Op het programma stond het college praktische journalistiek, zoals het maken van krantenkoppen, door de schrijver en redacteur van dagblad Het Parool Henry Knap – Han voor zijn vrienden. Knap was inmiddels begonnen met het college toen ik hijgend van het fietsen de collegezaal binnensloop en neerstreek op de achterste rij. Hij had krantenpagina’s bij zich met vette koppen, de Telegraaf het vetst. ‘Kennedy dood’. ‘Kennedy vermoord’. ‘President Kennedy te Dallas vermoord’. ‘Dood van Kennedy schokt de wereld’. Ik uitte tegen mijn buurman mijn bewondering voor de docent om zijn college zo goed voor te bereiden en daarvoor zelfs nep-kranten met fictieve koppen te laten maken. De gelaatsuitdrukking van die medestudent journalistiek heb ik nooit vergeten!
Mijn herinnering aan aanslag op de ‘Twin Towers’ in New York was, misschien op de locatie waar ik me toentertijd bevond na, minder spectaculair. Begin september 2001 was ik met een aantal vrienden met een zeiljacht vertrokken vanuit de haven van Piraeus bij Athene voor een tocht langs de Cycladen, een eilandenarchipel in de Egeïsche Zee ongeveer tussen Athene en Kreta. Op de ochtend van de 11e september voeren we weg uit een haventje aan de zuidkant van het eiland Serifos om na een paar zeemijlen langs de westkust af te buigen in noordelijke richting. Daar werden we verrast door een stormachtige noordenwind – de beruchte Griekse ‘meltemi’ – die zo in kracht toenam dat we het grootzeil moesten reven om op de fok verder te varen. Maar uiteindelijk moesten we besluiten alle zeilen te strijken en terug te keren naar het beschutte zuidelijke deel van het eiland. Ik vleide mij in het zonnetje met een handdoek op een strandje tussen de rotsen op flinke afstand van mijn mede-zeilers.

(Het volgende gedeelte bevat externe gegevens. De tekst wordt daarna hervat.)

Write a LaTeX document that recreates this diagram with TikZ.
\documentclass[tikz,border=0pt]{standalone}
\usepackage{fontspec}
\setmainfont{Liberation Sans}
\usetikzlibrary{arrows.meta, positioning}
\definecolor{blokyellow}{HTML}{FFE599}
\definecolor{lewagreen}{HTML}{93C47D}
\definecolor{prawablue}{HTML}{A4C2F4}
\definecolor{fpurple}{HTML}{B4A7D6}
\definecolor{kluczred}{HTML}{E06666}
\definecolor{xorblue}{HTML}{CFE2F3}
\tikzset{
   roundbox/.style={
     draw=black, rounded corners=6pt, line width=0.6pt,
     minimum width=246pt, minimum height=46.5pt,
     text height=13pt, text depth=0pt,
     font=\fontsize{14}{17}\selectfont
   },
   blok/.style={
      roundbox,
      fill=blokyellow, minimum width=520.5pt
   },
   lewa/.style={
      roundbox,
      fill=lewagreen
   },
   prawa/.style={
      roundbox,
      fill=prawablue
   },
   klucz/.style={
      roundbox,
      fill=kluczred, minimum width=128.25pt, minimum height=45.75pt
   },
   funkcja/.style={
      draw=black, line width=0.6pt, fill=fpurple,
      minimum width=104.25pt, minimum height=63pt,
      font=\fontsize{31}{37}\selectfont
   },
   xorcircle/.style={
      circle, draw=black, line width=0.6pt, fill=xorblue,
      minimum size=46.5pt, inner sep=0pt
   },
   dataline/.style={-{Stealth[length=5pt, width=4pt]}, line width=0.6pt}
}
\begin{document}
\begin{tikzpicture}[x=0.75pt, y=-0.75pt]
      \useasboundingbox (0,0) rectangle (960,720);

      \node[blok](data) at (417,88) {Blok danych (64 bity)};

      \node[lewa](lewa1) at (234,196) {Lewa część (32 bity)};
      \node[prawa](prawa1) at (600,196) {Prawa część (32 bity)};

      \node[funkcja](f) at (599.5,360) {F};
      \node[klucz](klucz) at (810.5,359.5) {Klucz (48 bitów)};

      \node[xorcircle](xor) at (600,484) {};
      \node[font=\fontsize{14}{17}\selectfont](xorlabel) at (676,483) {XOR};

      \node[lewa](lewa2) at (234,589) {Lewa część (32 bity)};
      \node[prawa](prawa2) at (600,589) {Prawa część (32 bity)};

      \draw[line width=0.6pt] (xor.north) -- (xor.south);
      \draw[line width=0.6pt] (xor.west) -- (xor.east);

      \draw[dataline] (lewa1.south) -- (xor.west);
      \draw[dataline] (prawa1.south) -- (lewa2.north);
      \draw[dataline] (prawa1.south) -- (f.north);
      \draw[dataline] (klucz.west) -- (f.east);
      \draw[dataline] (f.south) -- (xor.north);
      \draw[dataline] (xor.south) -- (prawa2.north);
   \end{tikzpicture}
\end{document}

Het is wel eens prettig om na dagen met zeven man op een zeiljacht eventjes alleen te zijn!
Plotseling kwam een van onze opvarenden op mij toegerend met de mededeling dat er vermoedelijk in Amerika iets vreselijks aan de hand was en troonde mij mee naar de dichtstbij zijnde de taveerne, bevolkt met bejaarde Griekse vissers die zich reeds aan de ouzo hadden gezet. Het gammele televisietoestelletje toonde beelden voorzien van onbegrijpelijke en onverstaanbare teksten van vliegtuigen die zich steeds opnieuw in een hoog gebouw boorden, maar na enige tijd begrepen wij dat het om het World Trade Center in New York moest gaan. Maar de clou van al die beelden ontging ons – het Grieks niet machtig – volledig. Totdat iemand op het lumineuze idee kwam om de waard te vragen even over te schakelen naar CNN! Wij vervolgden onze reis de volgende dag naar het eiland Hydra, niet ver van onze bestemming Athene, met de vlag van ons schip halfstok. Ongetwijfeld zijn er tal van frappanter en onwaarschijnlijker verhalen rondom die twee wereldschokkende gebeurtenissen. Maar, om met Guido Gezelle te spreken: ’t is waar ’t en was geen leeuwenhert maar toch ’t en was niet dwaas.